A part of the ashes of India’s first Dalit President KR Narayanan, who was cremated on the banks Yamuna following Hindu rituals, was given a second Christian burial, admits his daughter Chitra Narayanan.
There was kerfuffle over the discovery of a tomb in cemetery exclusively for Christians in the name of former president KR Narayanan, who was born into a Hindu Dalit family in Uzhavoor village in Kerala and remained so officially until he died on 9 November 2005.
The tomb was alongside his wife Usha Narayanan in the non-denominational cemetery run by the Delhi Cemeteries Committee on Prithviraj Road.
Chitra, the eldest of Narayanan’s two daughters and former IFS officer, in an email told Outlook: “The burial was done according to the wishes of her mother (Usha), a Christian.”
Narayanan, during his stint in Rangoon as an Indian Foreign Service Official, had met his wife, a Burmese woman named Tint Tint, an Evangelist protestant, and married her in 1950 after the Centre gave its blessing. Tint Tint later adopted the name Usha.

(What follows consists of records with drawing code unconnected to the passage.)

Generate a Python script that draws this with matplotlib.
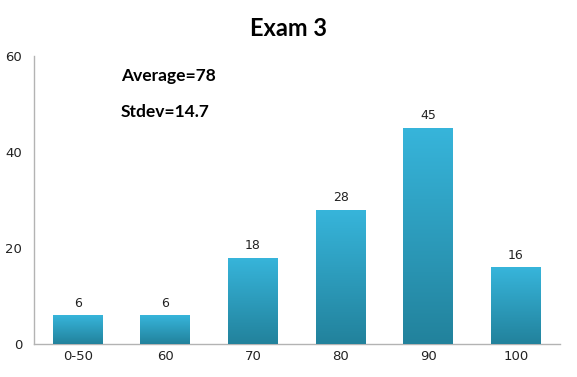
import numpy as np
import matplotlib
matplotlib.use("Agg")
import matplotlib.pyplot as plt
from matplotlib.colors import LinearSegmentedColormap

# Data
categories = ["0-50", "60", "70", "80", "90", "100"]
counts = [6, 6, 18, 28, 45, 16]
y_ticks = [0, 20, 40, 60]
title = "Exam 3"
notes = ["Average=78", "Stdev=14.7"]

fig = plt.figure(figsize=(5.77, 3.77), dpi=100)
ax = fig.add_axes([0.059, 0.0875, 0.911, 0.764])

x = np.arange(len(categories))
bars = ax.bar(x, counts, width=0.57, color="#2ea3c6", zorder=2)

# vertical gradient on each bar, light top -> dark bottom
cmap = LinearSegmentedColormap.from_list("bar", ["#22829c", "#37b5db"])
grad = np.linspace(0, 1, 256).reshape(-1, 1)
for b in bars:
    x0, y0 = b.get_x(), b.get_y()
    w, h = b.get_width(), b.get_height()
    im = ax.imshow(grad, cmap=cmap, origin="lower", aspect="auto",
                   extent=[x0, x0 + w, y0, y0 + h], zorder=3)
    im.set_clip_path(b)
    b.set_edgecolor("none")

for xi, v in zip(x, counts):
    ax.text(xi, v + 2.5, str(v), ha="center", va="center", fontsize=9,
            family="DejaVu Sans", color="#222222")

ax.set_xlim(-0.5, len(categories) - 0.5)
ax.set_ylim(0, 60)
ax.set_xticks(x)
ax.set_xticklabels(categories, fontsize=9.5, family="DejaVu Sans", color="#222222")
ax.set_yticks(y_ticks)
ax.set_yticklabels([str(t) for t in y_ticks], fontsize=9.5, family="DejaVu Sans",
                   color="#222222")
ax.tick_params(axis="x", length=0, pad=4)
ax.tick_params(axis="y", length=0, pad=8.5)

for s in ["top", "right"]:
    ax.spines[s].set_visible(False)
for s in ["left", "bottom"]:
    ax.spines[s].set_color("#b3b3b3")
    ax.spines[s].set_linewidth(1)

fig.text(0.5, 0.925, title, ha="center", va="center", fontsize=17,
         fontweight="bold", family="Lato")
ax.text(0.165, 0.93, notes[0], transform=ax.transAxes, ha="left", va="center",
        fontsize=12.5, fontweight="bold", family="Lato")
ax.text(0.165, 0.806, notes[1], transform=ax.transAxes, ha="left", va="center",
        fontsize=12.5, fontweight="bold", family="Lato")

fig.savefig("out.png", dpi=100)
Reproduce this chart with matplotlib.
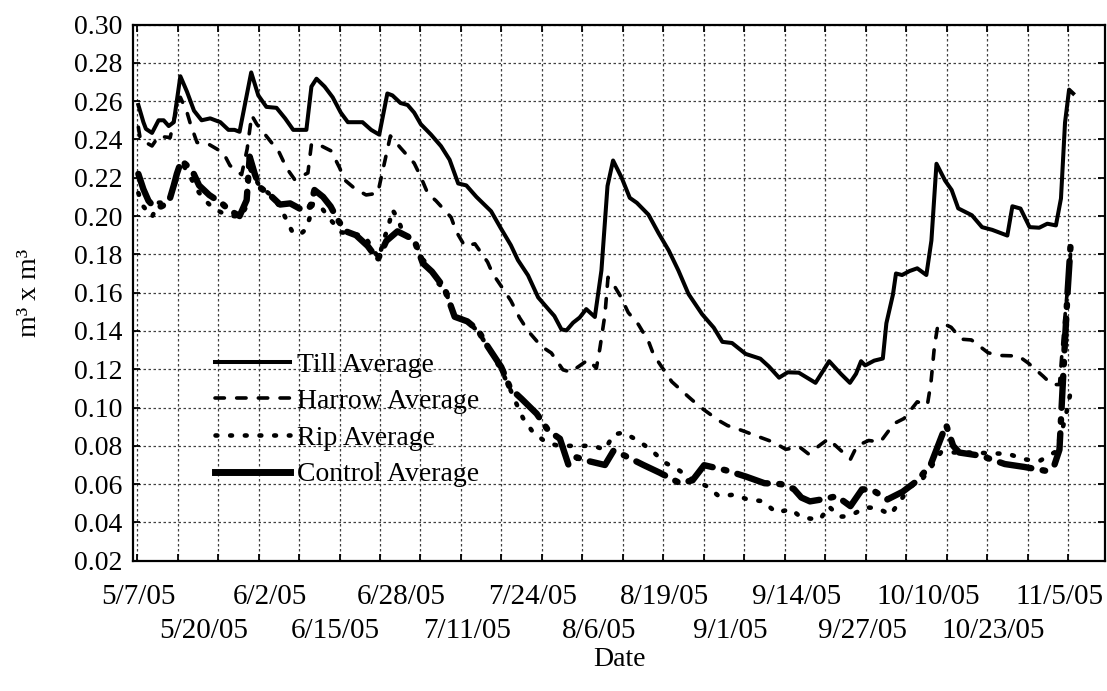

“After the passing of Shri KR Narayanan, the State Funeral and cremation according to Hindu rites took place in Karma Bhumi near Rajghat,” said Chitra, and IFS officer.
“A small portion of the ashes were retained by his widow Smt Usha Narayanan, a Christian, to be buried alongside her. At her passing in 2008, this was done according to her wishes at the Prithviraj Road cemetery. This was an entirely private wish and should be respected accordingly.”
Chitra said a part of the urns containing the ashes were taken by train to Haridwar.
“It was immersed in the Ganga by the eldest daughter (Chitra)… The second part of the urns were accompanied by the younger daughter (Amrita) and taken to Kerala where the State Government arranged the procession to the Bharthapuzha, a sacred river of Kerala.”
“A part of the ashes was mingled with those of Shri KR Narayanan’s late parents. Shri KR Narayanan was a Hindu and respected equally all religions.”
Rev. J. Rebello of the Catholic church, who is also the chairman of Delhi Cemeteries Committee, had earlier told Outlook that the cemetery is exclusively for Christians.
"The burial happened because the Christian pastor of Narayanan’s wife, a protestant, could have vouched that Narayanan is a Christian," he said.
Narayanan had not officially willed that he be buried after his death.
"The church has no problem in burying the ashes, the Pope too has allowed it. But the person has to be a Christian,” said the Rev. Rebello.
"Even cremation of Christians is allowed,"he added.